The postsecondary focus is important, said Lili Allen, the director of Back on Track Design at Jobs For the Future, a nonprofit that focuses on closing gaps in the “education-to-career” pipeline. For the program to really benefit students, “they need to be doing more than just credit recovery and test prep.”

The Excel Centers in Indianapolis have been been hailed by school choice and dropout recovery advocates as one of the best examples of successful charter school innovation.

Excel Centers in Indiana have helped more than 350 dropouts earn high school diplomas since 2010. About two-thirds of those earned industry certifications or college credit along the way and about 75 percent now have full-time jobs. Of those not yet working, some of them went onto college instead.

“Excel is very specialized because it has the older student focus,” said Andrew Moore, a Philadelphia-based senior fellow at the Institute for Youth, Education, and Families at the National League of Cities. “It’s clearly filling a really important niche, and stands in contrast to charters that work with 16–21 year olds.” 

But the demand for the schools had presented a funding challenge in Indiana: The programs draw on a pool of funds traditionally used to educate traditional students, aged 5-18 or so, to educate the adults they bring back to school. The same arrangement will likely be true in Tennessee as well. 
Growing demand

The Goodwill application comes as the number of charter schools in Memphis is increasing, and as there is continued attention to alternative school options. If Indianapolis is any indication, demand will be strong. 

In Indiana, the state had an estimated 400,000 dropouts and was adding 15,000 more each year. Goodwill pitched the idea of a charter school for dropouts to Indianapolis Mayor Greg Ballard, who can sponsor charters under that state’s law.

When the first Indianapolis school opened in 2010, demand for the 300 spaces surprised Goodwill. The school’s waiting list quickly grew to 2,000. That prompted Goodwill to open more schools. It now has eight schools in four Indiana cities and plans for more.

A new charter school in Memphis that also does dropout recovery, called Pathways, is likewise already planning to expand, as its enrollment has grown from 50 to 150 students in just three months.

For each new school, Goodwill in Indiana will collect a license fee.

“It’s just recovering our cost,” said Scott Bess, the chief operating officer of education initiatives for Goodwill in Indiana. “The biggest thing from our perspective is creating a network all across the country of people who are doing pretty innovative things who can share with each other so everybody benefits.”

Goodwill has also licensed the dropout recovery charter school model to its Austin, Texas, affiliate, which has state approval to open an Excel Center there next fall.

Funding challenges

When Indianapolis’ mayor approved the Excel Centers, the plan was to fund them out of the state’s K-12 school funding formula like other charter schools.
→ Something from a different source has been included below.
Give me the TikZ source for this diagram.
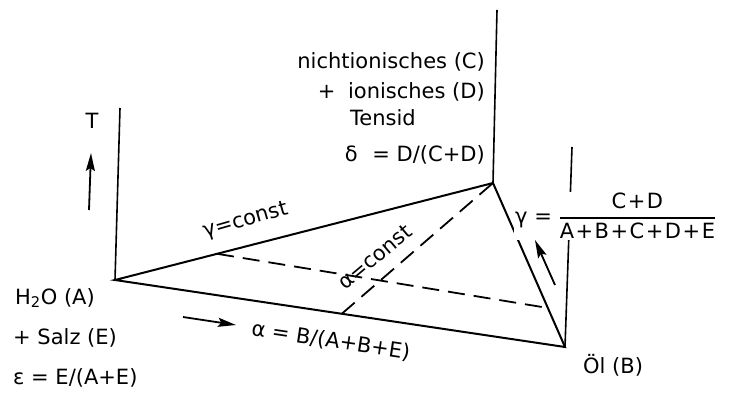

The city’s charter school office could not find any provision in state law that prevented it.

But legislators worried as the schools grew in popularity. This year, Goodwill’s Excel Centers enrolled about 3,000 students statewide. The state was soon spending a significant amount of money on these non-traditional students, many well over 18-years-old.

Indiana lawmakers responded by capping the number of dropout recovery schools there at 11 statewide last year and setting a limit of $25 million to be apportioned to such schools. But this year the cap has been lifted and a process for approving new schools established.

Some states cap the age at which a student is eligible to receive education funds, but that is not the case in Tennessee.

According to Kelli Gauthier, a spokeswoman for the state department of education, “In Tennessee, we cannot disallow enrollment solely on the basis of age. And if a student is enrolled, they generate BEP funding, which then goes to the charter school.”